So, the symptoms of today’s problem are a wierd mess of COM+, DCOM, certificate and domain-related errors including, but not limited to:
- Kerberos problems (EventID: 7)
- Logon problems (Event ID: 1054)
- COM/DCOM problems (EventID: 10016)
- DNS/Socket problems (EventID: 11004)
- Occasional LSASS/Socket problems (EventID: 10107)
- A collection of certificate autoenrollment errors (EventID: 15)
And, I’m sure, a bunch of others too tedious to list. Among other bizzare symptoms, are Kerberos errors on machines that have exactly the right time, errors saying “unable to contact the domain controller” even though it’s one hop away and (the reason we discovered it) you can’t see those machines from any of Microsoft’s management tools (SCMS, MOMS, etc). Doesn’t happen on all the computers, which are largely identical, just some, some of the time.
The googling you can do for these seemingly-unrelated, completely obscure errors is epic; there’s something about combination of opaque error messages and time pressure that brings out the tribal-shamanism impulse in even the most soi-disant technically-inclined, and with a vengeance. And I’m sure that closed-source software, wildly inadequate instrumentation and the fact that nobody else in the herd knows what the fuck is going on either doesn’t help. Restart the server! Rejoin the domain! Rebuild the domain completely, and change NICs! Edit registry keys! Burn incense! Turn the AC down five degrees! Swing cats about by their tails! But not black cats, use only white cats, that’s the trick!
Most of my time isn’t spent actually solving problems anymore, it’s spent filtering out the garbage between me and the solution. Warren Ellis once wrote that: “the Singularity is the last trench of the religious impulse in the technocratic community”, but the more problems I have to fix on these black-box machines the more I think that for most people any excuse to get superstitious will do it, technocrat or not. All this technology, and you don’t even have to wait ’til sundown anymore to find out who’s afraid of the dark.
Here’s the trick: read your logs, and read them in order. Build up some sort of mental model where cause leads to effect, make a theory and test the theory and if it’s wrong, roll back your changes, make another theory and test that. When one of them works, that is the one you write down. Don’t clutter up google with the rest!

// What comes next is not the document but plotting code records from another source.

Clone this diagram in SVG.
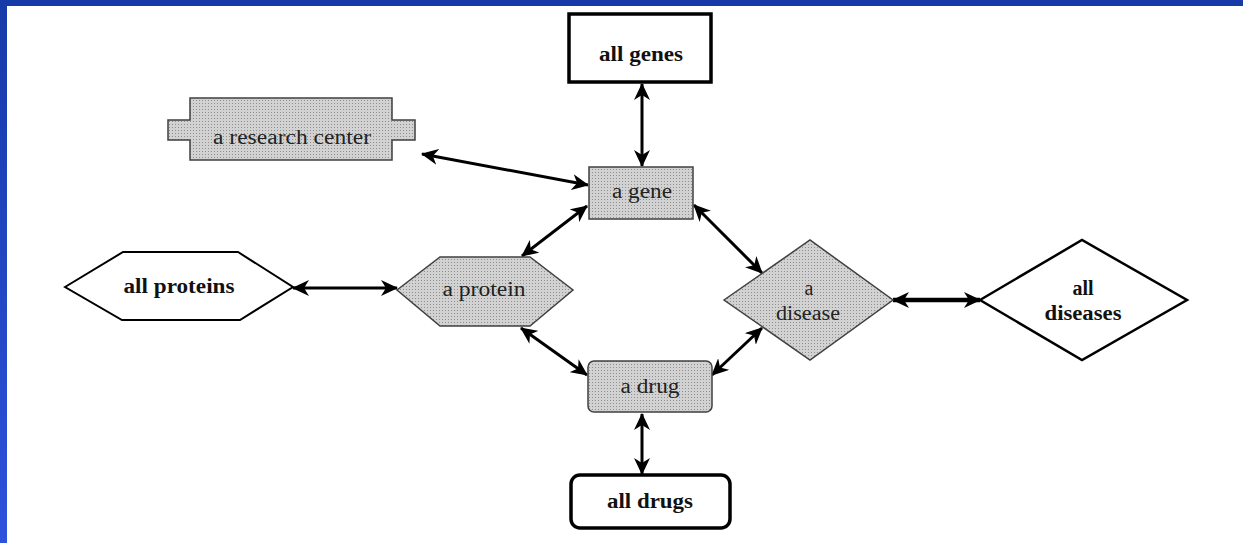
<svg xmlns="http://www.w3.org/2000/svg" width="1243" height="543" viewBox="0 0 1243 543">
<defs>
<linearGradient id="blueL" x1="0" y1="0" x2="0" y2="1">
<stop offset="0" stop-color="#163aa8"/>
<stop offset="1" stop-color="#2d52dc"/>
</linearGradient>
<pattern id="dots" width="3" height="3" patternUnits="userSpaceOnUse">
<rect width="3" height="3" fill="#d2d2d2"/>
<rect x="1" y="1" width="1" height="1" fill="#8f8f8f"/>
</pattern>
<marker id="ah" viewBox="0 0 17 16" refX="16" refY="8" markerWidth="17" markerHeight="16" markerUnits="userSpaceOnUse" orient="auto-start-reverse">
<path d="M0,0 L17,8 L0,16 L5,8 z" fill="#000"/>
</marker>
<style>
.gray{fill:url(#dots);stroke:#404040;stroke-width:1.5}
.white{fill:#fff;stroke:#000;stroke-width:2.5}
.t{font-family:"Liberation Serif","Times New Roman",serif;font-size:20px;fill:#222;text-anchor:middle}
.b{font-weight:bold;fill:#111}
.c{fill:none;stroke:#000;stroke-width:3;marker-start:url(#ah);marker-end:url(#ah)}
</style>
</defs>
<rect width="1243" height="543" fill="#fff"/>
<rect x="0" y="0" width="1243" height="6" fill="#163aa8"/>
<rect x="0" y="0" width="7" height="543" fill="url(#blueL)"/>

<g id="connectors">
<line class="c" x1="642" y1="84" x2="642" y2="166"/>
<line class="c" x1="422" y1="154" x2="588" y2="185"/>
<line class="c" x1="522" y1="256" x2="587" y2="206"/>
<line class="c" x1="694" y1="205" x2="762" y2="273"/>
<line class="c" x1="293" y1="288" x2="397" y2="288"/>
<line class="c" style="stroke-width:4.5" x1="893" y1="300" x2="980" y2="300"/>
<line class="c" x1="521" y1="328" x2="587" y2="375"/>
<line class="c" x1="712" y1="375" x2="762" y2="328"/>
<line class="c" x1="642" y1="414" x2="642" y2="474"/>
</g>

<g id="all-genes">
<rect class="white" x="569" y="14" width="142" height="68" style="stroke-width:3.5"/>
<text class="t b" x="641" y="61" textLength="84" lengthAdjust="spacingAndGlyphs">all genes</text>
</g>

<g id="research-center">
<polygon class="gray" points="190,98 392,98 392,120 415,120 415,140 392,140 392,160 190,160 190,140 168,140 168,120 190,120"/>
<text class="t" x="292" y="144" textLength="158" lengthAdjust="spacingAndGlyphs">a research center</text>
</g>

<g id="a-gene">
<rect class="gray" x="589" y="167" width="104" height="52"/>
<text class="t" x="642" y="198" textLength="60" lengthAdjust="spacingAndGlyphs">a gene</text>
</g>

<g id="all-proteins">
<polygon class="white" points="65,287 123,252 238,252 293,287 240,320 122,320" style="stroke-width:2"/>
<text class="t b" x="179" y="293" textLength="111" lengthAdjust="spacingAndGlyphs">all proteins</text>
</g>

<g id="a-protein">
<polygon class="gray" points="397,290 440,257 530,257 573,290 530,326 440,326"/>
<text class="t" x="484" y="296" textLength="83" lengthAdjust="spacingAndGlyphs">a protein</text>
</g>

<g id="a-disease">
<polygon class="gray" points="724,300 810,240 893,300 810,360"/>
<text class="t" x="809" y="295">a</text>
<text class="t" x="808" y="320" textLength="64" lengthAdjust="spacingAndGlyphs">disease</text>
</g>

<g id="all-diseases">
<polygon class="white" points="980,300 1082,240 1187,300 1082,360"/>
<text class="t b" x="1083" y="295">all</text>
<text class="t b" x="1083" y="320" textLength="77" lengthAdjust="spacingAndGlyphs">diseases</text>
</g>

<g id="a-drug">
<rect class="gray" x="588" y="361" width="124" height="51" rx="6"/>
<text class="t" x="650" y="393" textLength="59" lengthAdjust="spacingAndGlyphs">a drug</text>
</g>

<g id="all-drugs">
<rect class="white" x="571" y="475" width="159" height="53" rx="9" style="stroke-width:3.5"/>
<text class="t b" x="650" y="508" textLength="86" lengthAdjust="spacingAndGlyphs">all drugs</text>
</g>
</svg>
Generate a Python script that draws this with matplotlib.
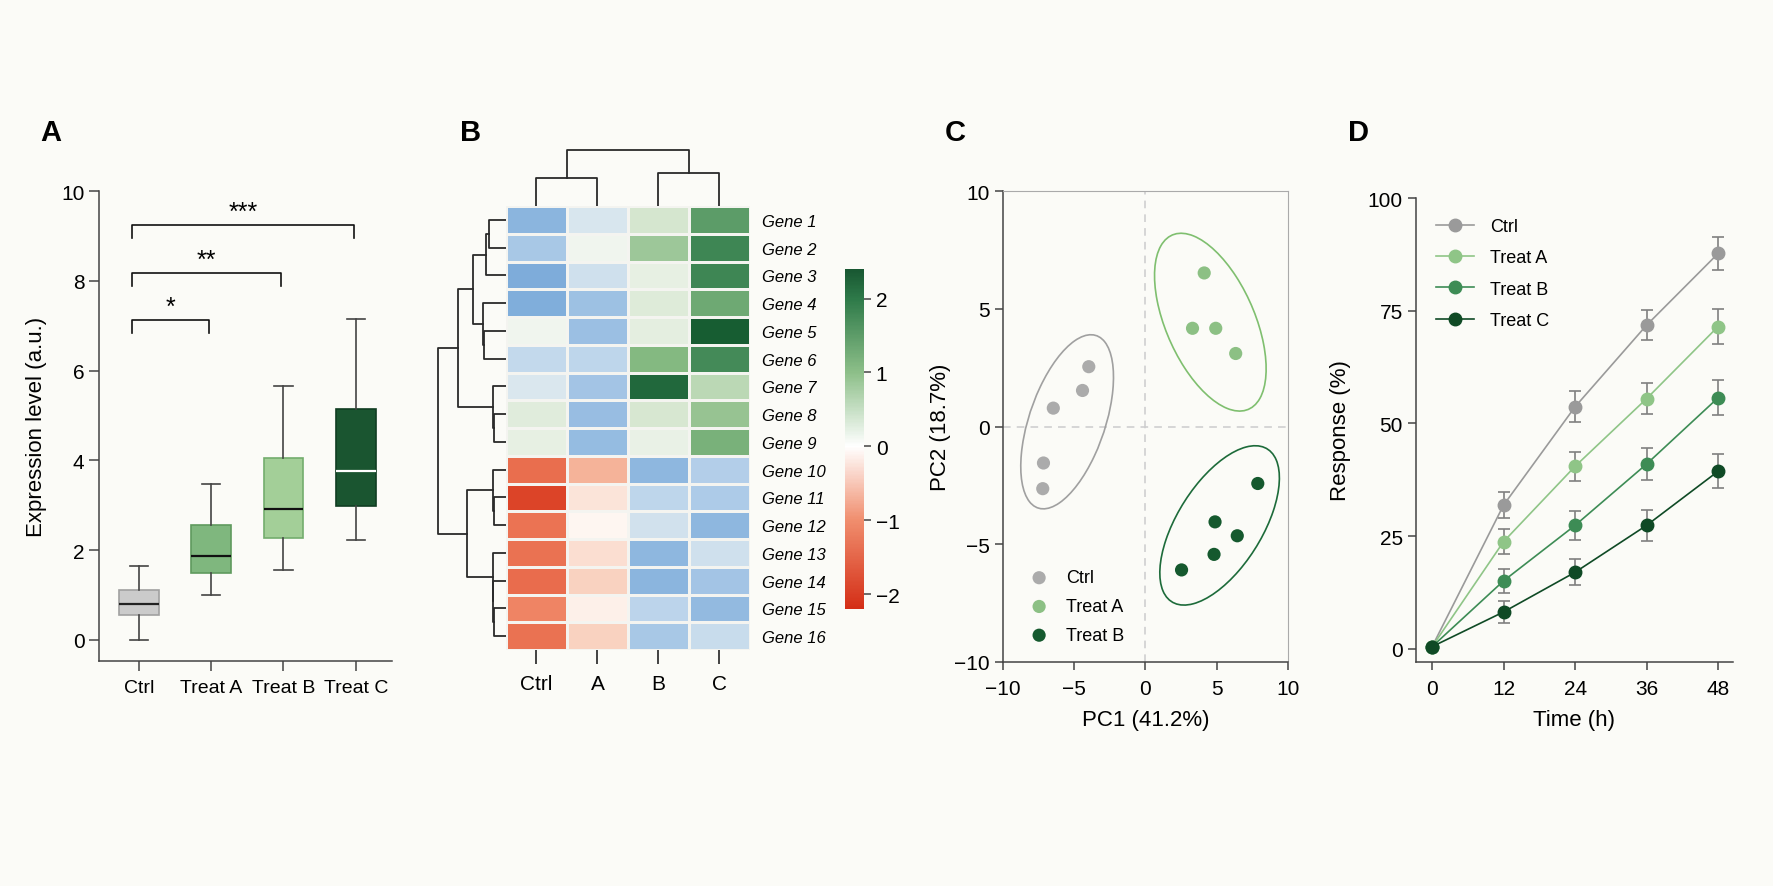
import numpy as np
import matplotlib
matplotlib.use("Agg")
import matplotlib.pyplot as plt
from matplotlib.colors import LinearSegmentedColormap, Normalize
from matplotlib.cm import ScalarMappable
from matplotlib.patches import Ellipse
from matplotlib.lines import Line2D

plt.rcParams["font.family"] = ["Liberation Sans", "DejaVu Sans"]

# -------------------------------------------------------
# Data
# -------------------------------------------------------

# Panel A - box plot
groups = ["Ctrl", "Treat A", "Treat B", "Treat C"]
box_lo = [0.0, 0.99, 1.55, 2.22]
box_q1 = [0.55, 1.48, 2.26, 2.98]
box_med = [0.81, 1.88, 2.92, 3.76]
box_q3 = [1.12, 2.55, 4.05, 5.14]
box_hi = [1.64, 3.48, 5.65, 7.15]
# (from, to, height, label)
sig_pairs = [(0, 1, 7.13, "*"), (0, 2, 8.18, "**"), (0, 3, 9.25, "***")]

# Panel B - heatmap
genes = ["Gene %d" % i for i in range(1, 17)]
conditions = ["Ctrl", "A", "B", "C"]
expr = [
    [-0.80, -0.22, 0.50, 1.55],
    [-0.60, 0.05, 1.00, 1.80],
    [-0.90, -0.30, 0.20, 1.80],
    [-0.88, -0.66, 0.35, 1.40],
    [0.05, -0.68, 0.25, 2.35],
    [-0.38, -0.42, 1.20, 1.75],
    [-0.20, -0.62, 2.20, 0.75],
    [0.30, -0.70, 0.45, 1.05],
    [0.20, -0.72, 0.15, 1.30],
    [-1.75, -1.22, -0.78, -0.52],
    [-2.20, -1.06, -0.42, -0.55],
    [-1.70, -1.01, -0.28, -0.78],
    [-1.72, -1.07, -0.78, -0.30],
    [-1.78, -1.12, -0.80, -0.62],
    [-1.55, -1.03, -0.45, -0.75],
    [-1.72, -1.12, -0.60, -0.35],
]
# dendrogram merges: (child, child, height); leaves are 0..n-1
row_merges = [
    (0, 1, 17.0), (16, 2, 20.0), (4, 5, 21.7), (3, 18, 22.7), (17, 19, 32.7),
    (7, 8, 12.0), (6, 21, 13.3), (20, 22, 47.7),
    (10, 11, 12.5), (9, 24, 13.3), (14, 15, 12.0), (13, 26, 12.7),
    (12, 27, 13.3), (25, 28, 39.3), (23, 29, 67.7),
]
col_merges = [(0, 1, 28.0), (2, 3, 33.5), (4, 5, 56.4)]

# Panel C - PCA
pc_ctrl_x = [-3.98, -4.42, -6.47, -7.16, -7.21]
pc_ctrl_y = [2.54, 1.53, 0.78, -1.55, -2.64]
pc_a_x = [4.12, 3.30, 4.93, 6.33]
pc_a_y = [6.52, 4.17, 4.17, 3.10]
pc_b_x = [7.88, 4.88, 6.44, 4.81, 2.53]
pc_b_y = [-2.42, -4.05, -4.64, -5.43, -6.09]
# ellipse: center x, center y, width, height, angle
ell_ctrl = [-5.5, 0.2, 8.6, 4.8, 52]
ell_a = [4.55, 4.43, 9.5, 5.3, -43]
ell_b = [5.2, -4.2, 9.7, 4.7, 35]

# Panel D - time course
time_h = [0, 12, 24, 36, 48]
resp_ctrl = [0.5, 31.9, 53.7, 71.8, 87.7]
resp_a = [0.5, 23.8, 40.5, 55.5, 71.5]
resp_b = [0.5, 15.1, 27.4, 41.0, 55.7]
resp_c = [0.5, 8.2, 17.0, 27.4, 39.4]
err_ctrl = [0, 2.9, 3.4, 3.4, 3.6]
err_a = [0, 2.7, 3.2, 3.4, 3.8]
err_b = [0, 2.7, 3.2, 3.5, 3.9]
err_c = [0, 2.4, 2.9, 3.4, 3.8]

# -------------------------------------------------------
# Figure setup
# -------------------------------------------------------

W, H = 1774, 887
BG = "#fbfbf7"
fig = plt.figure(figsize=(W / 100, H / 100), dpi=100, facecolor=BG)

TICK = 15
LABEL = 16


def px_axes(l, t, r, b):
    ax = fig.add_axes([l / W, 1 - b / H, (r - l) / W, (b - t) / H])
    ax.set_facecolor(BG)
    return ax


def panel_letter(x, y, s):
    fig.text(x / W, 1 - y / H, s, fontsize=21, fontweight="bold",
             ha="center", va="center")


# -------------------------------------------------------
# Panel A
# -------------------------------------------------------

axA = px_axes(99, 192, 392, 662)
stats = []
for i in range(4):
    stats.append({"med": box_med[i], "q1": box_q1[i], "q3": box_q3[i],
                  "whislo": box_lo[i], "whishi": box_hi[i], "fliers": []})
box_face = ["#cbcbcb", "#7fb77e", "#a3cf98", "#1a5530"]
box_edge = ["#a0a0a0", "#5f9a5e", "#73ad6d", "#103d22"]
med_col = ["#222222", "#111111", "#111111", "white"]
bp = axA.bxp(stats, positions=range(4), widths=0.55, patch_artist=True,
             showfliers=False, capwidths=0.25)
for i in range(4):
    bp["boxes"][i].set(facecolor=box_face[i], edgecolor=box_edge[i], linewidth=1.2)
    bp["medians"][i].set(color=med_col[i], linewidth=1.6)
for ln in bp["whiskers"] + bp["caps"]:
    ln.set(color="#444444", linewidth=1.2)

for x1, x2, y, lab in sig_pairs:
    axA.plot([x1 - 0.09, x1 - 0.09, x2 - 0.03, x2 - 0.03],
             [y - 0.3, y, y, y - 0.3], color="#111111", lw=1.2)
    axA.text((x1 - 0.09 + x2 - 0.03) / 2, y + 0.02, lab, ha="center",
             va="bottom", fontsize=18)

axA.set_xlim(-0.55, 3.5)
axA.set_ylim(-0.47, 10)
axA.set_yticks([0, 2, 4, 6, 8, 10])
axA.set_xticks(range(4))
axA.set_xticklabels(groups, fontsize=14)
axA.tick_params(axis="y", labelsize=TICK, length=7, width=1.1, color="#444444")
axA.tick_params(axis="x", length=7, width=1.1, color="#444444", pad=6)
axA.spines[["top", "right"]].set_visible(False)
axA.spines[["left", "bottom"]].set_color("#444444")
axA.spines[["left", "bottom"]].set_linewidth(1.1)
axA.set_ylabel("Expression level (a.u.)", fontsize=LABEL, labelpad=10)
panel_letter(51, 133, "A")

# -------------------------------------------------------
# Panel B
# -------------------------------------------------------

cell_nodes = [(-2.4, "#d73218"), (-1.6, "#ee7d5c"), (-1.2, "#f6b89e"),
              (-1.0, "#fef8f4"), (-0.999, "#6fa3d6"), (-0.5, "#b5d0ea"),
              (0.0, "#f3f6f1"), (0.6, "#cfe3c8"), (1.2, "#86ba82"),
              (1.8, "#3f8755"), (2.4, "#145a30")]
cell_cmap = LinearSegmentedColormap.from_list(
    "cells", [((v + 2.4) / 4.8, c) for v, c in cell_nodes])
bar_nodes = [(-2.2, "#d42e16"), (-1.0, "#f08e6e"), (0.0, "#ffffff"),
             (1.0, "#8dbf89"), (2.0, "#2e7a49"), (2.4, "#185732")]
bar_cmap = LinearSegmentedColormap.from_list(
    "bar", [((v + 2.2) / 4.6, c) for v, c in bar_nodes])

axH = px_axes(506, 207, 750, 651)
axH.pcolormesh(np.array(expr), cmap=cell_cmap, norm=Normalize(-2.4, 2.4),
               edgecolors="#f4f4f0", linewidth=0.8)
axH.set_xlim(0, 4)
axH.set_ylim(16, 0)
axH.set_xticks(np.arange(4) + 0.5)
axH.set_xticklabels(conditions, fontsize=TICK)
axH.set_yticks(np.arange(16) + 0.5)
axH.set_yticklabels(genes, fontsize=12, style="italic")
axH.yaxis.tick_right()
axH.tick_params(axis="y", length=0, pad=9)
axH.tick_params(axis="x", length=10, width=1.3, color="#333333", pad=7)
for s in axH.spines.values():
    s.set_visible(False)


def draw_dendro(ax, merges, n, horizontal):
    pos = {i: i + 0.5 for i in range(n)}
    hgt = {i: 0.0 for i in range(n)}
    for k, (a, b, h) in enumerate(merges):
        xs = [hgt[a], h, h, hgt[b]]
        ys = [pos[a], pos[a], pos[b], pos[b]]
        if horizontal:
            ax.plot(xs, ys, color="#2a2a2a", lw=1.3)
        else:
            ax.plot(ys, xs, color="#2a2a2a", lw=1.3)
        pos[n + k] = (pos[a] + pos[b]) / 2
        hgt[n + k] = h
    ax.axis("off")


axDL = px_axes(436, 207, 506, 651)
draw_dendro(axDL, row_merges, 16, True)
axDL.set_xlim(70, 0)
axDL.set_ylim(16, 0)

axDT = px_axes(506, 148, 750, 207)
draw_dendro(axDT, col_merges, 4, False)
axDT.set_xlim(0, 4)
axDT.set_ylim(0, 59)

cax = px_axes(845, 270, 864, 610)
cb = fig.colorbar(ScalarMappable(norm=Normalize(-2.2, 2.4), cmap=bar_cmap),
                  cax=cax, ticks=[-2, -1, 0, 1, 2])
cb.outline.set_visible(False)
cb.ax.tick_params(labelsize=TICK, length=5, width=1.1, color="#444444")
panel_letter(471, 133, "B")

# -------------------------------------------------------
# Panel C
# -------------------------------------------------------

axC = px_axes(1003, 192, 1288, 663)
axC.axhline(0, color="#cccccc", lw=1.1, ls=(0, (5, 4)), zorder=0)
axC.axvline(0, color="#cccccc", lw=1.1, ls=(0, (5, 4)), zorder=0)
pc_sets = [(pc_ctrl_x, pc_ctrl_y, ell_ctrl, "#ababab", "#a0a0a0", "Ctrl"),
           (pc_a_x, pc_a_y, ell_a, "#8cc084", "#7fbf6f", "Treat A"),
           (pc_b_x, pc_b_y, ell_b, "#15592e", "#1d6b3a", "Treat B")]
for xs, ys, ell, pcol, ecol, lab in pc_sets:
    axC.add_patch(Ellipse((ell[0], ell[1]), ell[2], ell[3], angle=ell[4],
                          fill=False, edgecolor=ecol, lw=1.2))
    axC.scatter(xs, ys, s=90, color=pcol, edgecolors="none", label=lab, zorder=3)
axC.set_xlim(-10, 10)
axC.set_ylim(-10, 10)
axC.set_xticks([-10, -5, 0, 5, 10])
axC.set_yticks([-10, -5, 0, 5, 10])
axC.tick_params(labelsize=TICK, length=6, width=1.1, color="#444444")
axC.tick_params(axis="x", pad=6)
for side in ["top", "right"]:
    axC.spines[side].set_color("#aaaaaa")
for side in ["left", "bottom"]:
    axC.spines[side].set_color("#444444")
    axC.spines[side].set_linewidth(1.1)
axC.set_xlabel("PC1 (41.2%)", fontsize=LABEL, labelpad=8)
axC.set_ylabel("PC2 (18.7%)", fontsize=LABEL, labelpad=2)
axC.legend(loc="lower left", frameon=False, fontsize=13, handletextpad=0.5,
           borderaxespad=0.6, labelspacing=0.65)
panel_letter(955, 133, "C")

# -------------------------------------------------------
# Panel D
# -------------------------------------------------------

axD = px_axes(1416, 199, 1733, 663)
series = [(resp_ctrl, err_ctrl, "#9a9a9a", "Ctrl"),
          (resp_a, err_a, "#8fc587", "Treat A"),
          (resp_b, err_b, "#3d8c55", "Treat B"),
          (resp_c, err_c, "#0f4a25", "Treat C")]
handles = []
for ys, es, col, lab in series:
    axD.errorbar(time_h, ys, yerr=es, color=col, ecolor="#808080",
                 elinewidth=1.2, capsize=4, capthick=1.2, lw=1.2,
                 marker="o", ms=9, zorder=3)
    handles.append(Line2D([], [], color=col, lw=1.2, marker="o", ms=9, label=lab))
axD.set_xlim(-2.7, 50.5)
axD.set_ylim(-2.9, 100)
axD.set_xticks(time_h)
axD.set_yticks([0, 25, 50, 75, 100])
axD.tick_params(labelsize=TICK, length=6, width=1.1, color="#444444")
axD.tick_params(axis="x", pad=6)
axD.spines[["top", "right"]].set_visible(False)
axD.spines[["left", "bottom"]].set_color("#444444")
axD.spines[["left", "bottom"]].set_linewidth(1.1)
axD.set_xlabel("Time (h)", fontsize=LABEL, labelpad=8)
axD.set_ylabel("Response (%)", fontsize=LABEL, labelpad=12)
axD.legend(handles=handles, loc="upper left", frameon=False, fontsize=13,
           handlelength=2.1, handletextpad=0.9, labelspacing=0.8,
           borderaxespad=0.7)
panel_letter(1359, 133, "D")

fig.savefig("out.png", dpi=100, facecolor=BG)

Science works, bitches; get your pseudoshamanist cargo-cult bullshit off my internet.
The real problem turns out to be a race condition between networking and all the things that rely on it – it can take just a hair longer, in this modern age of peppy computers running crappy software, to heat up that card, autonegotiate your duplexing and be assigned an IP address than it can to do all the other fancy things that rely on it, that in many cases (like “where’s the domain controller?”) just assume that it’s there.
In situations where you need for users to receive software, implement folder redirection, or run new scripts in a single logon, apply a GPO with the setting Always wait for the network at computer startup and logon to the computer. This setting is located under Computer Configuration\Administrative Templates\System\Logon in the Group Policy Object Editor. For this setting to take effect, Group Policy must be refreshed or the computer restarted.
So make the change and reboot. And just like that, poof, it’s gone.